◆ Problem statement
Look for the line containing "Reproduce this chart" and the line containing "Chart.register(...registerables);"; retype them and all lines between, exactly, and leave out the pictures.
::: Data shown
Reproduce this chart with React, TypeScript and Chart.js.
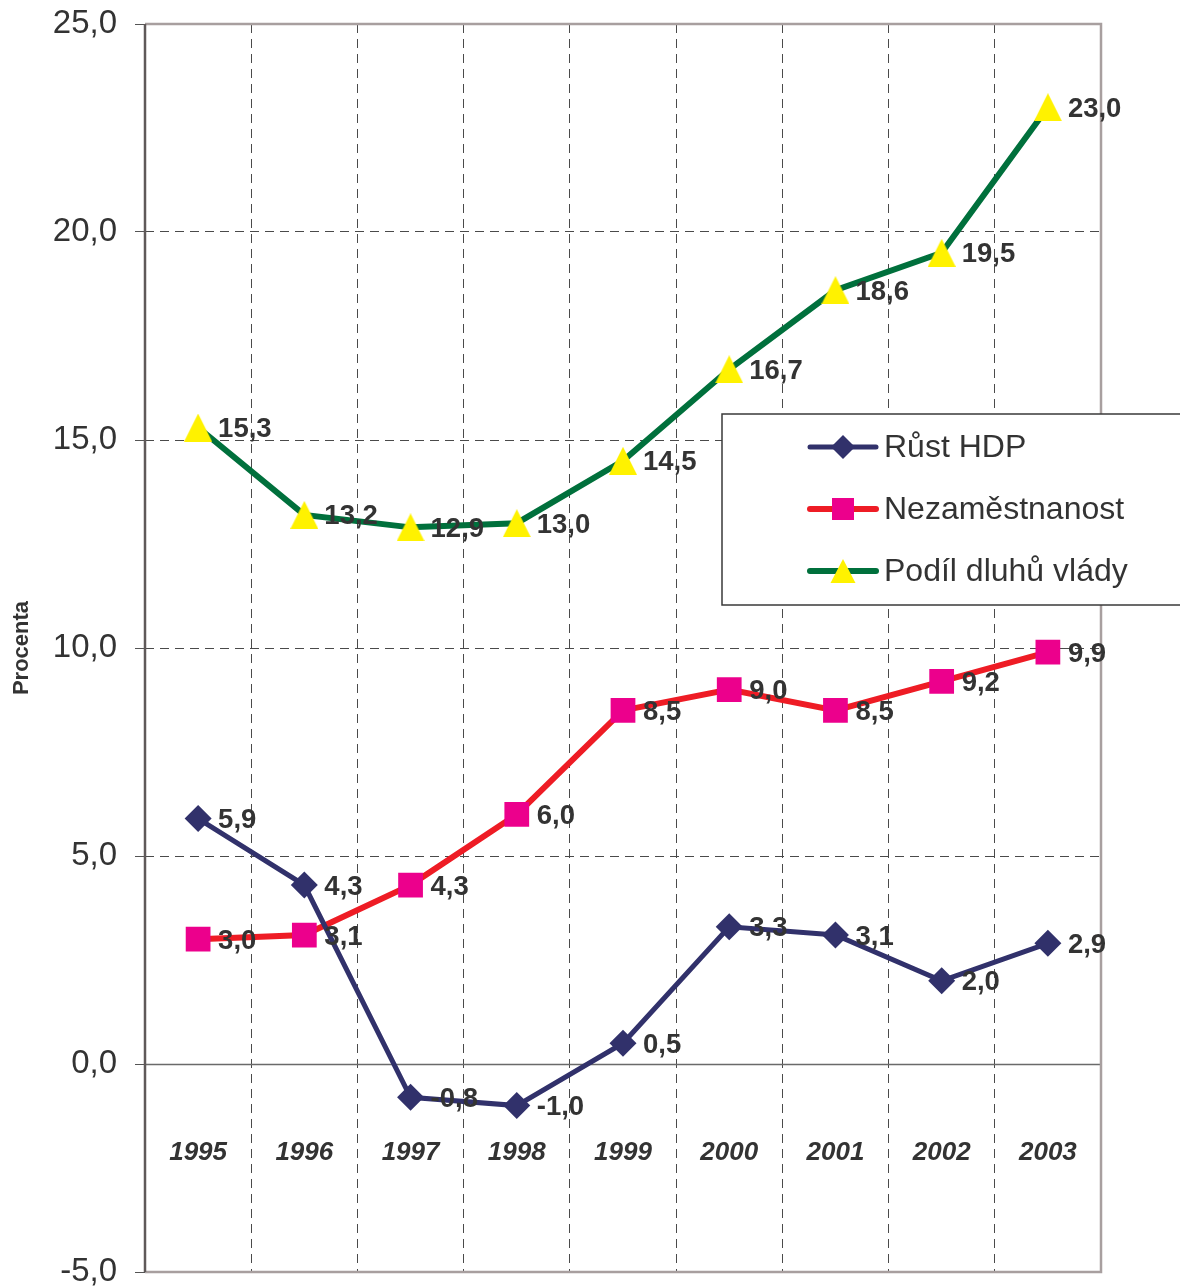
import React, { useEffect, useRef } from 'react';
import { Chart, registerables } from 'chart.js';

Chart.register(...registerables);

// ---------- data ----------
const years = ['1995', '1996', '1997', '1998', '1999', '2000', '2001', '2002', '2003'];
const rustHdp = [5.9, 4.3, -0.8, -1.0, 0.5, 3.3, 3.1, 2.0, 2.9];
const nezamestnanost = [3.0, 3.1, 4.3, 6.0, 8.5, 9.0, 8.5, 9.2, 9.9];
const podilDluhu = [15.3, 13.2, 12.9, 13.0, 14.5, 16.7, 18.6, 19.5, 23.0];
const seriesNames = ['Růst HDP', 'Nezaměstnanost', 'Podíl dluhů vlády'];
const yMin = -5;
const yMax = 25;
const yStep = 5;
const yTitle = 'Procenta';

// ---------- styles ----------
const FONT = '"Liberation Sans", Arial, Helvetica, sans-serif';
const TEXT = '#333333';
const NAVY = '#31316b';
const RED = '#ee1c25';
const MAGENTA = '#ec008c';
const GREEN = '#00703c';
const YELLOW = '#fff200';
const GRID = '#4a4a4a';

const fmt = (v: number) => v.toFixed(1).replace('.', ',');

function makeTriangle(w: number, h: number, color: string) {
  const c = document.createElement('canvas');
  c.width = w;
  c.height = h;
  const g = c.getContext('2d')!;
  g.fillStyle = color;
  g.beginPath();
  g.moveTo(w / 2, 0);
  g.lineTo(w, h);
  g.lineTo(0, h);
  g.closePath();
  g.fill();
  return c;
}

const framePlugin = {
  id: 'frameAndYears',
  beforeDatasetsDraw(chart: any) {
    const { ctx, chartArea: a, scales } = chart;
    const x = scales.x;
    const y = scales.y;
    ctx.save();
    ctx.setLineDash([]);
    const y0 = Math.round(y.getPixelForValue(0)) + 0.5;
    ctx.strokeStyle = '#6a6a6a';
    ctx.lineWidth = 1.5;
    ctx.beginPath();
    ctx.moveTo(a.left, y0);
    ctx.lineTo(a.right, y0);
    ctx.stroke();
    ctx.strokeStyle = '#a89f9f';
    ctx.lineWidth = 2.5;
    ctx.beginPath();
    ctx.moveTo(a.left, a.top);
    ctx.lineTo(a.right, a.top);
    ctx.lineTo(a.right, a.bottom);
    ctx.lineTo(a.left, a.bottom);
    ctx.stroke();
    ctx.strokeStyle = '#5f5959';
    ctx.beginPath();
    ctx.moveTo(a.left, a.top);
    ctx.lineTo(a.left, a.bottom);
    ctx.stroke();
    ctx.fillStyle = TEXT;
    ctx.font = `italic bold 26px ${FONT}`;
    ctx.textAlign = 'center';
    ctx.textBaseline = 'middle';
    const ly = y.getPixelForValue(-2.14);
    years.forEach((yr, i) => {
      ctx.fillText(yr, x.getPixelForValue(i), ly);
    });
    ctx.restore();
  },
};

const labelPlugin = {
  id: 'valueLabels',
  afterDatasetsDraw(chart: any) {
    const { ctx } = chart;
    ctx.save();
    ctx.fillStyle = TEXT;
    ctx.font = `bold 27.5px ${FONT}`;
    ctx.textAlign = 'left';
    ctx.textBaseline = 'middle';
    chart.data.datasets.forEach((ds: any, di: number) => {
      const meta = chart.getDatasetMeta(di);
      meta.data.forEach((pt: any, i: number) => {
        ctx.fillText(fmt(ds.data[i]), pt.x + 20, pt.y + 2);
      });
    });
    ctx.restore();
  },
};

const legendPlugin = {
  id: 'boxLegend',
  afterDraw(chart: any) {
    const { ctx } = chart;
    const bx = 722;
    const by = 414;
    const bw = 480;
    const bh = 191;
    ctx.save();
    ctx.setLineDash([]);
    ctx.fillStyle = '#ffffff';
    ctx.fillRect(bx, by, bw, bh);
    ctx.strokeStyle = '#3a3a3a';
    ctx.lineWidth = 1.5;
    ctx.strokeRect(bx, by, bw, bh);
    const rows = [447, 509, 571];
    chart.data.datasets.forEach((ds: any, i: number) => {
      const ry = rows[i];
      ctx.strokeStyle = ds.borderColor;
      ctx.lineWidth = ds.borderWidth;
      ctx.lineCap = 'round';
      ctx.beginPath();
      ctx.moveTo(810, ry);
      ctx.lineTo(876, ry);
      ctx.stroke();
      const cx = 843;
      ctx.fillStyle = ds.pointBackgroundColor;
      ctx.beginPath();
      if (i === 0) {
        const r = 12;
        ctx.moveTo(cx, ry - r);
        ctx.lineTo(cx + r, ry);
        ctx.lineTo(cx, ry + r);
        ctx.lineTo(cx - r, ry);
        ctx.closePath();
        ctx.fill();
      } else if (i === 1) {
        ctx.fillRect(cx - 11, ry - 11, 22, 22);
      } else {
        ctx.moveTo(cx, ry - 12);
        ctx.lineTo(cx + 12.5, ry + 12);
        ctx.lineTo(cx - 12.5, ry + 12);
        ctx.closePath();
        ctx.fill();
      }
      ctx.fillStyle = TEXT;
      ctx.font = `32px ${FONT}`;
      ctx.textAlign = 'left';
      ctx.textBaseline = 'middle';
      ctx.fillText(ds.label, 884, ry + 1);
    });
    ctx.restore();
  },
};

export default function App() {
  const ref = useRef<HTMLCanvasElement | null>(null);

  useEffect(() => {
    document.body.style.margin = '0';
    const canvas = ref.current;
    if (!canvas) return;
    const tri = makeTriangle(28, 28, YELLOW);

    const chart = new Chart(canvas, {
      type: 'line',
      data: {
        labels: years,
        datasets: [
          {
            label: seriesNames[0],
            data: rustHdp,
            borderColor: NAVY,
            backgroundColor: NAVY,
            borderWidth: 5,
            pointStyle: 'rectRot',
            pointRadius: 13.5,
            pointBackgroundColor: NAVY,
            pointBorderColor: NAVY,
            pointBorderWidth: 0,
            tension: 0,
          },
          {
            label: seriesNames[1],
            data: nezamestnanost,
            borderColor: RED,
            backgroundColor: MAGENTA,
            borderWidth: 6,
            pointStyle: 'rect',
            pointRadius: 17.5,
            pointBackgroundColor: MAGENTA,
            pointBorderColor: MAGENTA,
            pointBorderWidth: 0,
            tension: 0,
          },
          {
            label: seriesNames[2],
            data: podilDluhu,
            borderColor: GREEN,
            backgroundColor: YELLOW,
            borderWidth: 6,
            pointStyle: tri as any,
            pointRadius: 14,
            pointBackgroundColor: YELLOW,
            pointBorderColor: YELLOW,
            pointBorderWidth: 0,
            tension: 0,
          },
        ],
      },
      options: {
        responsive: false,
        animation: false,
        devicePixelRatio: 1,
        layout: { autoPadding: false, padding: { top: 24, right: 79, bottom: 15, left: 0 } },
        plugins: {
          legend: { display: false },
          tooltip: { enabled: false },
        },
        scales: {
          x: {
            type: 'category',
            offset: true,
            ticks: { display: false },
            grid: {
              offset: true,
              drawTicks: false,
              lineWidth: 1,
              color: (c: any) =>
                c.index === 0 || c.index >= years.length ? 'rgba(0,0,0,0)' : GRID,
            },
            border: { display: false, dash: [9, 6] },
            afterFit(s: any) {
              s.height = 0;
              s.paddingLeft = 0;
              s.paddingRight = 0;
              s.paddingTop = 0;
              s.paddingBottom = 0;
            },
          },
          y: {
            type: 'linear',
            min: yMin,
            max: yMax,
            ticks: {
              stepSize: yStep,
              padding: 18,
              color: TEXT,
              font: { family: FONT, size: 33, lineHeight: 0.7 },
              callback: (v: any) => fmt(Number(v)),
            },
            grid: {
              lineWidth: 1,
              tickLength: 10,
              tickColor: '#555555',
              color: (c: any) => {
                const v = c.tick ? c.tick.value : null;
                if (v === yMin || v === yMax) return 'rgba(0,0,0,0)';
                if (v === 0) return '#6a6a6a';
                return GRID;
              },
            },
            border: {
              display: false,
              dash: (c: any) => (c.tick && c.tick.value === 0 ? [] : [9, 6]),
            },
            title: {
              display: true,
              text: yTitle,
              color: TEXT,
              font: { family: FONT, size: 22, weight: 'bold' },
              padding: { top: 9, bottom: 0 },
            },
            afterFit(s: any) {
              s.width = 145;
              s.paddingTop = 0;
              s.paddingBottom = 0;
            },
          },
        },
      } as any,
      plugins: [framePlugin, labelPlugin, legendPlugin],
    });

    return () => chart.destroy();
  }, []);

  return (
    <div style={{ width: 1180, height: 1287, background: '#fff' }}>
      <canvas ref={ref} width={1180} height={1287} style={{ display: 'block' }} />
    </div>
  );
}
::::::
::: Data shown
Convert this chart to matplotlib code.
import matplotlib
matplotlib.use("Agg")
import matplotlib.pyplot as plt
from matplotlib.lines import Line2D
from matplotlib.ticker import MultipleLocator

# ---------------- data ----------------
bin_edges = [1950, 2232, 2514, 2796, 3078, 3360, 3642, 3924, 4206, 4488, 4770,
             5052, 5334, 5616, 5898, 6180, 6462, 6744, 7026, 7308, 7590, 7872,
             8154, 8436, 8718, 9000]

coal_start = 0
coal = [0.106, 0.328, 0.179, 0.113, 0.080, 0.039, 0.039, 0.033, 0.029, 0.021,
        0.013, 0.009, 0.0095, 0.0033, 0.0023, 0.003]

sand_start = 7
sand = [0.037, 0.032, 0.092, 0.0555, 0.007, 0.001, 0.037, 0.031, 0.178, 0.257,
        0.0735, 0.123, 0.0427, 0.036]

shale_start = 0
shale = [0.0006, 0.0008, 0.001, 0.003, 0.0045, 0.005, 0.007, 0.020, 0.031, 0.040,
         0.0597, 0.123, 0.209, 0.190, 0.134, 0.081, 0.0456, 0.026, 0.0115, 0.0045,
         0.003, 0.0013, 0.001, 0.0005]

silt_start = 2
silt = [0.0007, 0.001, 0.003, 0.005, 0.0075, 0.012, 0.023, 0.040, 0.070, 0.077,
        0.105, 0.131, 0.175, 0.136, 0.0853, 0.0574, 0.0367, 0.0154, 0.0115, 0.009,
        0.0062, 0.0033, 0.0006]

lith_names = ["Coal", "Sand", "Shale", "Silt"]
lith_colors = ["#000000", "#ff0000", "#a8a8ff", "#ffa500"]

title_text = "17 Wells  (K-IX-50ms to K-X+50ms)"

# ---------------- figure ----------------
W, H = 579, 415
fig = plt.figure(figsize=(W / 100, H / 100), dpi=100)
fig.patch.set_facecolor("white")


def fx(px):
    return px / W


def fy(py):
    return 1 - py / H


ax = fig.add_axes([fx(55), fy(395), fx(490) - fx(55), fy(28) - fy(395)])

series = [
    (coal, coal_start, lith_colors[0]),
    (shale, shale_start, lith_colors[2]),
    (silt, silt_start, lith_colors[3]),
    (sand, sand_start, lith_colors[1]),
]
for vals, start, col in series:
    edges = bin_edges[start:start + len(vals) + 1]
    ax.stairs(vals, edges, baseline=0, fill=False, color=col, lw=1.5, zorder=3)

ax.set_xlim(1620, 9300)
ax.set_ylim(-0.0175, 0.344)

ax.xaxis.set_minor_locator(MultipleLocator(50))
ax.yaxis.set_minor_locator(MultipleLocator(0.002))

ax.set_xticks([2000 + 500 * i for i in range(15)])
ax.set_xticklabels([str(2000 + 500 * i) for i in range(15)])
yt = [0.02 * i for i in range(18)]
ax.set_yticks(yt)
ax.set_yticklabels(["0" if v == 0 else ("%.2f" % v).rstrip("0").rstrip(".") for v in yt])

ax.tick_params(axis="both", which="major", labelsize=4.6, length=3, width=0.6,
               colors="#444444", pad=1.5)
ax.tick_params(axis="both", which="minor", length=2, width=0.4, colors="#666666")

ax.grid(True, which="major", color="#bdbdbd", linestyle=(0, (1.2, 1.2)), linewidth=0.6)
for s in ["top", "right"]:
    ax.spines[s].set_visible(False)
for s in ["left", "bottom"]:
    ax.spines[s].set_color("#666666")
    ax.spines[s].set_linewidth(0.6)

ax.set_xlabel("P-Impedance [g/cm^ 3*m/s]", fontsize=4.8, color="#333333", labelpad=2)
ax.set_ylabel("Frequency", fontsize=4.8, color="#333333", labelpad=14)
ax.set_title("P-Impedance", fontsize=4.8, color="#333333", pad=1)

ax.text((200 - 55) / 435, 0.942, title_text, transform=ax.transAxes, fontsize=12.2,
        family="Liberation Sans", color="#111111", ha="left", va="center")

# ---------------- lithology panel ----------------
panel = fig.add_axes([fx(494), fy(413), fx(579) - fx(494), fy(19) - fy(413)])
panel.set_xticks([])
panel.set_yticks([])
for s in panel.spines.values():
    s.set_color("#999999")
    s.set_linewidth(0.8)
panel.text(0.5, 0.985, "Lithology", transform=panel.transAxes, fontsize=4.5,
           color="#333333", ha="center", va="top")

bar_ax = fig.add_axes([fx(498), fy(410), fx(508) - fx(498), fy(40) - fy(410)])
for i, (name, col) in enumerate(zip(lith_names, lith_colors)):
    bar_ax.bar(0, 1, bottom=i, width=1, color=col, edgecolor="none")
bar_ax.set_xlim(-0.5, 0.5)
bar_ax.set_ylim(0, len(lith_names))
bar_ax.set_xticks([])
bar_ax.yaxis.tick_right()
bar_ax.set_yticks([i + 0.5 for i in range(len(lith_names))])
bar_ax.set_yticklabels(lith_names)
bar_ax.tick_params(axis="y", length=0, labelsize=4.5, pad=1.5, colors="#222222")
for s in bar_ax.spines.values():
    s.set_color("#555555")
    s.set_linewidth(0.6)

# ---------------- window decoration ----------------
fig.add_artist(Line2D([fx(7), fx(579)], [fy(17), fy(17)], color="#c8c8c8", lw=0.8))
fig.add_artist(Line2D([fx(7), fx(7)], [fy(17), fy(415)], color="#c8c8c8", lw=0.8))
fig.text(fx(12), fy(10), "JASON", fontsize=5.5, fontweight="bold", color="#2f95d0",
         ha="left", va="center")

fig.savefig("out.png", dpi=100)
::::::
◆ The completed task
Reproduce this chart with React, TypeScript and Chart.js.
import React, { useEffect, useRef } from 'react';
import { Chart, registerables } from 'chart.js';

Chart.register(...registerables);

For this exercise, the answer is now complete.